*Stated exercise*: Reproduce the entries shown below only from the line with "Recreate this image" down to the line with "import plotly.graph_objects as go", keeping both end lines and copying each one exactly.

[begin Available data]

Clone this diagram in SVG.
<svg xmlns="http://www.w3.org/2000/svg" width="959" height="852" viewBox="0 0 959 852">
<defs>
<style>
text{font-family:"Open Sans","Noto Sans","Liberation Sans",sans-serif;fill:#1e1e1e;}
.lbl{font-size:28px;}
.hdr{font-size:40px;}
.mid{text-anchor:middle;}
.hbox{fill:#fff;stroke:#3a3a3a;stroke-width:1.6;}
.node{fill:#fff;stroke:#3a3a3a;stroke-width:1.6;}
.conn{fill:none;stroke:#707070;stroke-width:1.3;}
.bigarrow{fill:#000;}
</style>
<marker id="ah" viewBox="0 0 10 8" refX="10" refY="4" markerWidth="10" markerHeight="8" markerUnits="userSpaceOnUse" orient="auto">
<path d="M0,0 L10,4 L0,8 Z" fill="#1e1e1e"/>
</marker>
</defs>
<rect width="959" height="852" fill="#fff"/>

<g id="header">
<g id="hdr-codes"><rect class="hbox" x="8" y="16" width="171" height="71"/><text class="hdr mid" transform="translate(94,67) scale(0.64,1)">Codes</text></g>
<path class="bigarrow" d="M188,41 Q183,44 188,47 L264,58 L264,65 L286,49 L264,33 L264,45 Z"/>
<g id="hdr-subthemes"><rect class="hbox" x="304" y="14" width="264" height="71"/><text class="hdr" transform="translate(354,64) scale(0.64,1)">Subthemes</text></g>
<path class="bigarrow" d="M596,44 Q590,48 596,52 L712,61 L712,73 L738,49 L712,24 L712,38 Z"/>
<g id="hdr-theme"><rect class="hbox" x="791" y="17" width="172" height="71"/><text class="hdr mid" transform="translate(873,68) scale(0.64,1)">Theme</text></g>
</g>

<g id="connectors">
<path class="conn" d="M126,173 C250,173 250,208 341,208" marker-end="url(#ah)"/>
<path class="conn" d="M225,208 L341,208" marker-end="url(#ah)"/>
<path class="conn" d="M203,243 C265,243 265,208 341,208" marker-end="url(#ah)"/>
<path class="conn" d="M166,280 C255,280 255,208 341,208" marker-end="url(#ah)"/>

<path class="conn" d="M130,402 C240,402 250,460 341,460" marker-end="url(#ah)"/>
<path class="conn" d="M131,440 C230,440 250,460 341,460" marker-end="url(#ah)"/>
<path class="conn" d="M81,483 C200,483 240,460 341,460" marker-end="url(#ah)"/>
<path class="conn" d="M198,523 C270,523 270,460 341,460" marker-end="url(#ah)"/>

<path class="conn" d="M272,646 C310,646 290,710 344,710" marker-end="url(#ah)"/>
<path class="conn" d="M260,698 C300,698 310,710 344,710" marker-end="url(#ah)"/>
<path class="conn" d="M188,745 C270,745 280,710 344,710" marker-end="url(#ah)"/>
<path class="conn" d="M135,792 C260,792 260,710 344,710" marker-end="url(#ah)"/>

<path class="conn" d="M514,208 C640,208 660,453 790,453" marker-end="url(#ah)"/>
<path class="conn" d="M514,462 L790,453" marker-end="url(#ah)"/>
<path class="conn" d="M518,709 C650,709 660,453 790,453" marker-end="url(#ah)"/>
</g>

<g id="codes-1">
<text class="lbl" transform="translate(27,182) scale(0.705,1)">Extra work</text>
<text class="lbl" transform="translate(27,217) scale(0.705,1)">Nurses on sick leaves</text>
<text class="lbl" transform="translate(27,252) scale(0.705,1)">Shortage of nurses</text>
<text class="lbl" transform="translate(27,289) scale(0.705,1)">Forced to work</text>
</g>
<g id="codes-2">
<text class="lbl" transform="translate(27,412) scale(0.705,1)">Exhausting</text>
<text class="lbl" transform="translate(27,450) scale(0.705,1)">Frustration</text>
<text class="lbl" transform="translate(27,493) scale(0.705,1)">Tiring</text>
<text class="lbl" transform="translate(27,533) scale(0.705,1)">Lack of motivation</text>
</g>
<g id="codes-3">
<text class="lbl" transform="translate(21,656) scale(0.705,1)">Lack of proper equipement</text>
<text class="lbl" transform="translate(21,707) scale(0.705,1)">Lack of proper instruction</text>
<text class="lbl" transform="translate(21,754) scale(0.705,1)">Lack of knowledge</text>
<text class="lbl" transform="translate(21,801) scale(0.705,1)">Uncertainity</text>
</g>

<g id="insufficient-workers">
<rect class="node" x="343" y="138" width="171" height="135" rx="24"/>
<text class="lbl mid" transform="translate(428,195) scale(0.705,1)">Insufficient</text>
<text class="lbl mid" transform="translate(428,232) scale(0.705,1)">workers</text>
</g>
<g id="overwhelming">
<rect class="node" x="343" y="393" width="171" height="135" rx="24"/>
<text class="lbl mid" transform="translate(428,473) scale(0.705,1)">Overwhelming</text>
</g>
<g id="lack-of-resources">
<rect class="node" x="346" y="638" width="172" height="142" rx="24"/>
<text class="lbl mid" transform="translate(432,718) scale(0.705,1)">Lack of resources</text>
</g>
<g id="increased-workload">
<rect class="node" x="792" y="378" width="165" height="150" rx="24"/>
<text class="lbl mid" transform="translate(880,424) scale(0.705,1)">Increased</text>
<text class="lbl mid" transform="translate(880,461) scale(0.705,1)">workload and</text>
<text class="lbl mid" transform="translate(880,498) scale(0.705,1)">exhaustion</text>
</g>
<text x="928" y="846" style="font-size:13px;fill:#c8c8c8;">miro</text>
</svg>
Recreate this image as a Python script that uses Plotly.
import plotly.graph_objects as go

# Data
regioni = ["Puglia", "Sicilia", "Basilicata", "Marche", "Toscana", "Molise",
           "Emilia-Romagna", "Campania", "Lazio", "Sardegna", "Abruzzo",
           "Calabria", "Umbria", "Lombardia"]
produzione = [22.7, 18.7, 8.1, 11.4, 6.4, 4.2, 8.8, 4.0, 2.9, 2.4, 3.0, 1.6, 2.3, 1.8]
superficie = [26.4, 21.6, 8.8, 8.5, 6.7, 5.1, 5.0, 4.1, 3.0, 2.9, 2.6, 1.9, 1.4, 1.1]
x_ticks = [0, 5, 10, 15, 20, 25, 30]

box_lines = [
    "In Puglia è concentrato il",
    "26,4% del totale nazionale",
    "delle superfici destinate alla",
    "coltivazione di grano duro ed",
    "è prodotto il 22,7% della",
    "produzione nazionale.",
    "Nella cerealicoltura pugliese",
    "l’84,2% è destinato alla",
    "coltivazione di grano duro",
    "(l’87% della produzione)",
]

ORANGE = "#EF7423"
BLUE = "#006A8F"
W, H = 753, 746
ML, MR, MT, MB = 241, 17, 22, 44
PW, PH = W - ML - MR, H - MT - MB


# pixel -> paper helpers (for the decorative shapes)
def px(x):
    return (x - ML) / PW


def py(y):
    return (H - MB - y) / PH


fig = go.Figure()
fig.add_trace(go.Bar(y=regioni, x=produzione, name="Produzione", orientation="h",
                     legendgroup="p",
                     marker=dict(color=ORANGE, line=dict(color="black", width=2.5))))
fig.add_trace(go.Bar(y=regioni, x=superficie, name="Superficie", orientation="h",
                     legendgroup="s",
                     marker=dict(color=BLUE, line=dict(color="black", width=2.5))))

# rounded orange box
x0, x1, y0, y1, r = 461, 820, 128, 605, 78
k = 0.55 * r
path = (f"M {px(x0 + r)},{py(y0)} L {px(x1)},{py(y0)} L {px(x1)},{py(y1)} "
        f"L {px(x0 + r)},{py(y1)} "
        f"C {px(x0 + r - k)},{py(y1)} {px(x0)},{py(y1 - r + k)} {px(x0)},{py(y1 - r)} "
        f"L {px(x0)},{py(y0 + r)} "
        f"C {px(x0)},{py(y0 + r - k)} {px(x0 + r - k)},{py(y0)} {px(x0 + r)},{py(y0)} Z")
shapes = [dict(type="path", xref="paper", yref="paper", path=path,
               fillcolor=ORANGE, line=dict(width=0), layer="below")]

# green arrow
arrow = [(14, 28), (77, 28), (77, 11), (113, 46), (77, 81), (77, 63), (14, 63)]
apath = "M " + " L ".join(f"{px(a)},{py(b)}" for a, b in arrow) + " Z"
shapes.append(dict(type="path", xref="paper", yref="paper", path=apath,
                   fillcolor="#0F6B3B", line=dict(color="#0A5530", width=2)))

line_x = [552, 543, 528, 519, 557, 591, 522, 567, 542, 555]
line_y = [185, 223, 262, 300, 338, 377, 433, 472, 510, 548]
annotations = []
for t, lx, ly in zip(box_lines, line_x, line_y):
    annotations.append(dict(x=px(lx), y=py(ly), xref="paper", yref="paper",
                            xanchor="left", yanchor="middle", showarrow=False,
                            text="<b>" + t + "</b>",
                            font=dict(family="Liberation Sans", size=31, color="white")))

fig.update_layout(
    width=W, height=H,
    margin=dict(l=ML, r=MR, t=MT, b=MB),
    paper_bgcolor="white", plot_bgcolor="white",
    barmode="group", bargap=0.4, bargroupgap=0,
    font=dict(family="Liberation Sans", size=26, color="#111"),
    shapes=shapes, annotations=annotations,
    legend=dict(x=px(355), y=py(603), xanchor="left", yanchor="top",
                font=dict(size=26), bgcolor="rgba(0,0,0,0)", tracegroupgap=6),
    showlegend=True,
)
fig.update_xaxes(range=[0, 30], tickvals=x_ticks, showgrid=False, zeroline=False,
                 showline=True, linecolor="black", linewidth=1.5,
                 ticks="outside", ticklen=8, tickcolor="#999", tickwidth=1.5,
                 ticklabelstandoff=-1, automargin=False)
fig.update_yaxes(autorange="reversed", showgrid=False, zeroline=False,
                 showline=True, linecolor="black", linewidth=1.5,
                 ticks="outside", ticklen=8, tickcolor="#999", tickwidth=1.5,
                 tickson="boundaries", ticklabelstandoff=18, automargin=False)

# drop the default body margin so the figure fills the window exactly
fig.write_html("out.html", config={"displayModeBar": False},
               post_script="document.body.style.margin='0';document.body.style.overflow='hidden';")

[end Available data]

*Correct result*:
Recreate this image as a Python script that uses Plotly.
import plotly.graph_objects as go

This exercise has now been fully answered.